▶ **GIVEN DATA**
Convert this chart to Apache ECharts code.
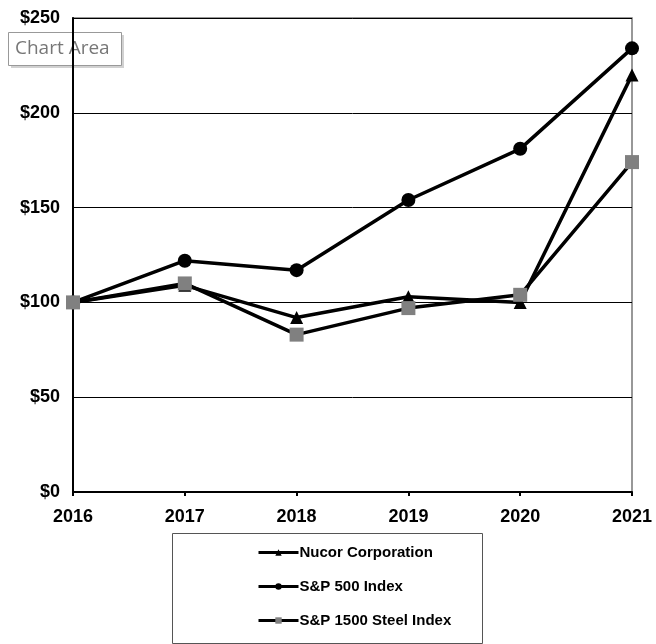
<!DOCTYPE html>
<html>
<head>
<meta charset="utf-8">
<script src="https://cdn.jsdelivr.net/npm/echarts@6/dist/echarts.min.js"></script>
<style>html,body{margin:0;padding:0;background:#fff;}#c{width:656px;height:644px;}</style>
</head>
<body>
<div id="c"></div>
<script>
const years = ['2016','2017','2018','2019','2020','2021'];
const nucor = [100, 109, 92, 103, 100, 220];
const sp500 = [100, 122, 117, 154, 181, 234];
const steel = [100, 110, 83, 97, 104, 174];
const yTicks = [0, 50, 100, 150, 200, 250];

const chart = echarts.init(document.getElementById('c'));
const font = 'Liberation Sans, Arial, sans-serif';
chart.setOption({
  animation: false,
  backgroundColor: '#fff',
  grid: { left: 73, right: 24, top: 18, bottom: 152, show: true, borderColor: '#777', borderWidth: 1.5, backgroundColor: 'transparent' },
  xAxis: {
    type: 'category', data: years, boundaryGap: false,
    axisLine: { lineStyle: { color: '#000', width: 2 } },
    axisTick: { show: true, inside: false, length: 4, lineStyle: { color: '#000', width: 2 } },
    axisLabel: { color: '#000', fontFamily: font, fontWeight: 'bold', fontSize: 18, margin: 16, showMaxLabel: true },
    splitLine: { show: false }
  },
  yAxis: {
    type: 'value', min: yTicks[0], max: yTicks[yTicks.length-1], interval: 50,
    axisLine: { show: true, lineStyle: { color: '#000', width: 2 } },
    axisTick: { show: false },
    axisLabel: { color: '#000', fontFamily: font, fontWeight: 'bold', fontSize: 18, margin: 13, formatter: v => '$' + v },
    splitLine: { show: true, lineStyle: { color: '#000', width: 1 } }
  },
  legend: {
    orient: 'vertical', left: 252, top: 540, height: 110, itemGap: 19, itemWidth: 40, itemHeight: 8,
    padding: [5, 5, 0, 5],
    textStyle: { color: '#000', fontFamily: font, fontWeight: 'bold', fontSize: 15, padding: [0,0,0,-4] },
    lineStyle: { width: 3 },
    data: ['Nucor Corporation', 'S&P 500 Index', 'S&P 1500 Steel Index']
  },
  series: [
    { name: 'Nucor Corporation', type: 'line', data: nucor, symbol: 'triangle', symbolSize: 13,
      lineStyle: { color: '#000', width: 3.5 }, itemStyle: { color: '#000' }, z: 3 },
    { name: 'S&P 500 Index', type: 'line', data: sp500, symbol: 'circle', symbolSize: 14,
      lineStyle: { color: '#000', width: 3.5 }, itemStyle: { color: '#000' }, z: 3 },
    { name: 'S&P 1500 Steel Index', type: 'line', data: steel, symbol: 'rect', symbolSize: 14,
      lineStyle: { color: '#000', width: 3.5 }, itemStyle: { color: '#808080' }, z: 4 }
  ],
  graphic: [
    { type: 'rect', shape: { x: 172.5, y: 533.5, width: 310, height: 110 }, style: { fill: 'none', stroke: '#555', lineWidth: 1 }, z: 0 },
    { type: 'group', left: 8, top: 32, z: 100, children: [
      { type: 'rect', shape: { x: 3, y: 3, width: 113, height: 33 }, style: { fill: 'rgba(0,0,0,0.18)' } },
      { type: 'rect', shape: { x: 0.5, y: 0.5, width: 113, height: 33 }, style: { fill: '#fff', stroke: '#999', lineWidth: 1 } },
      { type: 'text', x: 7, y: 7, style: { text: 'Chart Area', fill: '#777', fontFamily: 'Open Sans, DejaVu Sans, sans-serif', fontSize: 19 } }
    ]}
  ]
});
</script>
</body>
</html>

---

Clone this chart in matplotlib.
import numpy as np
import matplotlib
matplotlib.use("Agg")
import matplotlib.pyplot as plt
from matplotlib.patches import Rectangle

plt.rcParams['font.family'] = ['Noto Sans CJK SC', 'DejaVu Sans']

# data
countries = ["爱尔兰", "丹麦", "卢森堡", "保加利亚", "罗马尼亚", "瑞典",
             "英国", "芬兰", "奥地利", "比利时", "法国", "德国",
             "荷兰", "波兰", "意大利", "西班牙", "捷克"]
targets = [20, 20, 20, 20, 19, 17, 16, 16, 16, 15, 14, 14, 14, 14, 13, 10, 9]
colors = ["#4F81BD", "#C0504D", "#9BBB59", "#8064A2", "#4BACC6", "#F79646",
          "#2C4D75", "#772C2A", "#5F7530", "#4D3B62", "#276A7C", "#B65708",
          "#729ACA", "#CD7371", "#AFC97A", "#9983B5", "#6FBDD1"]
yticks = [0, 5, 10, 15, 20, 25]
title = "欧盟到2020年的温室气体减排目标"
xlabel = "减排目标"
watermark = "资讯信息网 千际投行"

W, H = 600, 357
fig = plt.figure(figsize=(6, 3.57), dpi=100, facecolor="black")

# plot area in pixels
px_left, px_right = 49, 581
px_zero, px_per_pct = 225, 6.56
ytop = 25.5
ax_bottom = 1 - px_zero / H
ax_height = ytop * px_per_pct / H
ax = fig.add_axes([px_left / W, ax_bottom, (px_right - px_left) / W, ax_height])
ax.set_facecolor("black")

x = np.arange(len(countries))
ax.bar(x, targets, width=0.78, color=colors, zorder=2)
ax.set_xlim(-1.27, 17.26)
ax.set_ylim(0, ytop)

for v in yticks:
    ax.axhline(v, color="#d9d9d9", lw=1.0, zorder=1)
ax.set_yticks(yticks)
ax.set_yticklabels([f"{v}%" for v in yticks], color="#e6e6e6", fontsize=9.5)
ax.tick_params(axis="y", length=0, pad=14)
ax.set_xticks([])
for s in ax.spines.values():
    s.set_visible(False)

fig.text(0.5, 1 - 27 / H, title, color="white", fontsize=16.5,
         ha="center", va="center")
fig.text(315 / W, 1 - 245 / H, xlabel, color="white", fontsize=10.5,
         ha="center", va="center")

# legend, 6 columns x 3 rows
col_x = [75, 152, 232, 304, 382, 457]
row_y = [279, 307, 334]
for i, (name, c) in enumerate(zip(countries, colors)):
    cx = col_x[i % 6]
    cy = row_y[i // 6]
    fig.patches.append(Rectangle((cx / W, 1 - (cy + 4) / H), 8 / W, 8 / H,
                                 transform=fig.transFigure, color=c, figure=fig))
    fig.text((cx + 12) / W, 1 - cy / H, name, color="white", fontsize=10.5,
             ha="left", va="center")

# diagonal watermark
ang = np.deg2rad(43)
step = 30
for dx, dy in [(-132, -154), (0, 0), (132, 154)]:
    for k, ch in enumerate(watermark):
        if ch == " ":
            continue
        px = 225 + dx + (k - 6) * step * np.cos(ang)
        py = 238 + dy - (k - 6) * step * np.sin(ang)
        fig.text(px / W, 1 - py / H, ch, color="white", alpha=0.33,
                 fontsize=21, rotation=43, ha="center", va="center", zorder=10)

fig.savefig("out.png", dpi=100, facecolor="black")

▶ **STATED GOAL**
Everything from the line with "Convert this chart to Apache ECharts code." down to the line with "const yTicks = [0, 50, 100, 150, 200, 250];" in the data above should be copied exactly, with both end lines kept and the pictures left out.

▶ **TASK SOLUTION**
Convert this chart to Apache ECharts code.
<!DOCTYPE html>
<html>
<head>
<meta charset="utf-8">
<script src="https://cdn.jsdelivr.net/npm/echarts@6/dist/echarts.min.js"></script>
<style>html,body{margin:0;padding:0;background:#fff;}#c{width:656px;height:644px;}</style>
</head>
<body>
<div id="c"></div>
<script>
const years = ['2016','2017','2018','2019','2020','2021'];
const nucor = [100, 109, 92, 103, 100, 220];
const sp500 = [100, 122, 117, 154, 181, 234];
const steel = [100, 110, 83, 97, 104, 174];
const yTicks = [0, 50, 100, 150, 200, 250];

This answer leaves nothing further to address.